Chermoula spice is the ultimate complimentary seasoning for tender lamb and protein-rich chickpeas, and with hearty rice plus a cooling yoghurt, this bowl is a burst of flavour in every bite! We can't wait to dig in. *We’ve replaced the couscous in this recipe with jasmine rice due to local ingredient availability. It’ll be just as delicious, just follow your recipe card!*
1 packet
Jasmine rice
(May be present: Milk, Gluten, Sesame, Peanuts, Soy, Almond, Brazil Nut, Cashew, Macadamia, Pecan, Pistachio, Pine Nut, Walnut, Hazelnut)
1 sachet
Chicken-Style Stock Powder
2 packet
lamb mince
1 packet
Soffritto Mix
½ tin
chickpeas
1 packet
garlic paste
(May be present: Milk, Gluten, Sesame, Soy, Almond, Brazil Nut, Cashew, Macadamia, Pecan, Pistachio, Pine Nut, Walnut, Hazelnut, Eggs, Fish)
1 packet
tomato paste
1 sachet
chermoula spice blend
1 packet
Baby Leaves
1 packet
Greek-Style Yoghurt
(Contains: Milk; )
olive oil
¾ cup
boiling water
40 g
butter
(Contains: Milk; )
2 tsp
brown sugar
½ cup
water

• Boil the kettle. • In a medium heatproof bowl, add rice and chicken-style stock powder.

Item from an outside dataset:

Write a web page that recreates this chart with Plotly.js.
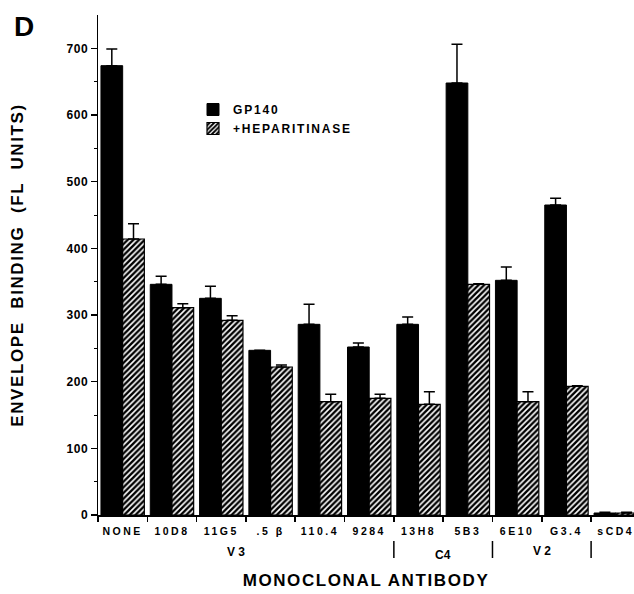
<!DOCTYPE html>
<html>
<head>
<meta charset="utf-8">
<script src="https://cdn.plot.ly/plotly-3.0.1.min.js"></script>
<style>
  html, body { margin: 0; padding: 0; background: #fff; }
  #chart { width: 634px; height: 594px; }
  .xtick text { letter-spacing: 2.5px; }
  .ytick text { letter-spacing: 0.5px; }
  text.ytitle { letter-spacing: 1.6px; }
  text.xtitle { letter-spacing: 1.6px; }
  .legendtext { letter-spacing: 1.8px; }
</style>
</head>
<body>
<div id="chart"></div>
<script>
// Data
const categories = ["NONE", "10D8", "11G5", ".5 β", "110.4", "9284", "13H8", "5B3", "6E10", "G3.4", "sCD4"];
const gp140      = [674, 346, 325, 247, 286, 252, 286, 648, 352, 465, 3];
const gp140Err   = [25, 12, 18, 0, 30, 6, 11, 58, 20, 10, 1];
const hep        = [414, 311, 292, 222, 170, 175, 166, 346, 170, 193, 3];
const hepErr     = [23, 6, 7, 3, 11, 6, 19, 1, 15, 1, 1];
const zeros      = categories.map(() => 0);

// Epitope groups below the tick labels
const groupLabels  = ["V 3", "C4", "V 2"];
const groupCenters = [2.3, 6.5, 8.5];   // category positions
const groupYpx     = [552, 555, 551];
const separators   = [5.5, 7.5, 9.5];

const fontFam = "Liberation Sans, Arial, sans-serif";
const py = px => (515 - px) / 500;   // pixel row -> paper y
const pxx = px => (px - 98) / 536;   // pixel column -> paper x

const traces = [
  {
    type: "bar", name: "GP140", x: categories, y: gp140,
    marker: { color: "#000", line: { color: "#000", width: 1 } },
    error_y: { type: "data", symmetric: false, array: gp140Err, arrayminus: zeros,
               color: "#000", thickness: 1.5, width: 5.5 }
  },
  {
    type: "bar", name: "+HEPARITINASE", x: categories, y: hep,
    marker: { color: "#fff", line: { color: "#000", width: 1.2 },
              pattern: { shape: "/", fgcolor: "#000", bgcolor: "#fff", size: 4, solidity: 0.6 } },
    error_y: { type: "data", symmetric: false, array: hepErr, arrayminus: zeros,
               color: "#000", thickness: 1.5, width: 5.5 }
  }
];

const annotations = [
  { text: "<b>D</b>", xref: "paper", yref: "paper", x: pxx(23.5), y: py(26),
    xanchor: "center", yanchor: "middle",
    showarrow: false, font: { family: fontFam, size: 28, color: "#000" } }
];
groupLabels.forEach((t, i) => {
  annotations.push({ text: "<b>" + t + "</b>", xref: "x", yref: "paper", x: groupCenters[i],
    y: py(groupYpx[i]), xanchor: "center", yanchor: "middle",
    showarrow: false, font: { family: fontFam, size: 12, color: "#000" } });
});

const shapes = separators.map(s => ({
  type: "line", xref: "x", yref: "paper", x0: s, x1: s,
  y0: py(541), y1: py(558), line: { color: "#000", width: 1.5 }
}));

const layout = {
  width: 634, height: 594,
  margin: { l: 98, r: 0, t: 15, b: 79 },
  paper_bgcolor: "#fff", plot_bgcolor: "#fff",
  barmode: "group", bargap: 0.12, bargroupgap: 0,
  showlegend: true,
  legend: { x: pxx(193), y: py(95), xanchor: "left", yanchor: "top",
            bgcolor: "rgba(0,0,0,0)", font: { family: fontFam, size: 12, color: "#000", weight: "bold" },
            tracegroupgap: 0 },
  xaxis: {
    type: "category", range: [-0.5, 10.37], showline: true, linecolor: "#000", linewidth: 1.5,
    ticks: "outside", tickson: "boundaries", ticklen: 5, tickcolor: "#000", tickwidth: 1.5,
    ticklabelstandoff: 6,
    showgrid: false, zeroline: false,
    tickfont: { family: fontFam, size: 10.5, color: "#000", weight: "bold" },
    title: { text: "<b>MONOCLONAL ANTIBODY</b>", standoff: 38,
             font: { family: fontFam, size: 17, color: "#000" } },
    automargin: false
  },
  yaxis: {
    range: [0, 750], showline: true, linecolor: "#000", linewidth: 1.5,
    ticks: "outside", ticklen: 6, tickcolor: "#000", tickwidth: 1.5,
    tickvals: [0, 100, 200, 300, 400, 500, 600, 700],
    minor: { tickvals: [50, 150, 250, 350, 450, 550, 650], ticks: "outside", ticklen: 3, tickcolor: "#000", tickwidth: 1 },
    showgrid: false, zeroline: false,
    tickfont: { family: fontFam, size: 12, color: "#000", weight: "bold" },
    title: { text: "<b>ENVELOPE  BINDING  (FL  UNITS)</b>", standoff: 38,
             font: { family: fontFam, size: 17, color: "#000" } },
    automargin: false
  },
  annotations: annotations,
  shapes: shapes
};

Plotly.newPlot("chart", traces, layout, { displayModeBar: false, staticPlot: true });
</script>
</body>
</html>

Add the boiling water (3/4 cup for 2 people / 1 1/2 cups for 4 people) and half the butter and stir to combine. Immediately cover with a plate and leave for 5 minutes. Fluff up with a fork and set aside.

• In a large frying pan, heat a drizzle of olive oil over medium-high heat. Cook lamb mince and soffritto mix until just browned, 4-5 minutes (cook in batches if your pan is getting crowded). • Meanwhile, drain and rinse chickpeas (see ingredients).

• Add chickpeas, garlic paste, tomato paste and the brown sugar and cook, stirring, until fragrant, 1-2 minutes. • Add the water and remaining butter. Stir to combine and simmer until slightly reduced, 1 minute. • Add chermoula spice blend and baby leaves and stir to combine. Season to taste.

• Divide rice between bowls. • Top with chermoula beef and chickpeas. • Serve with Greek-style yoghurt. Enjoy!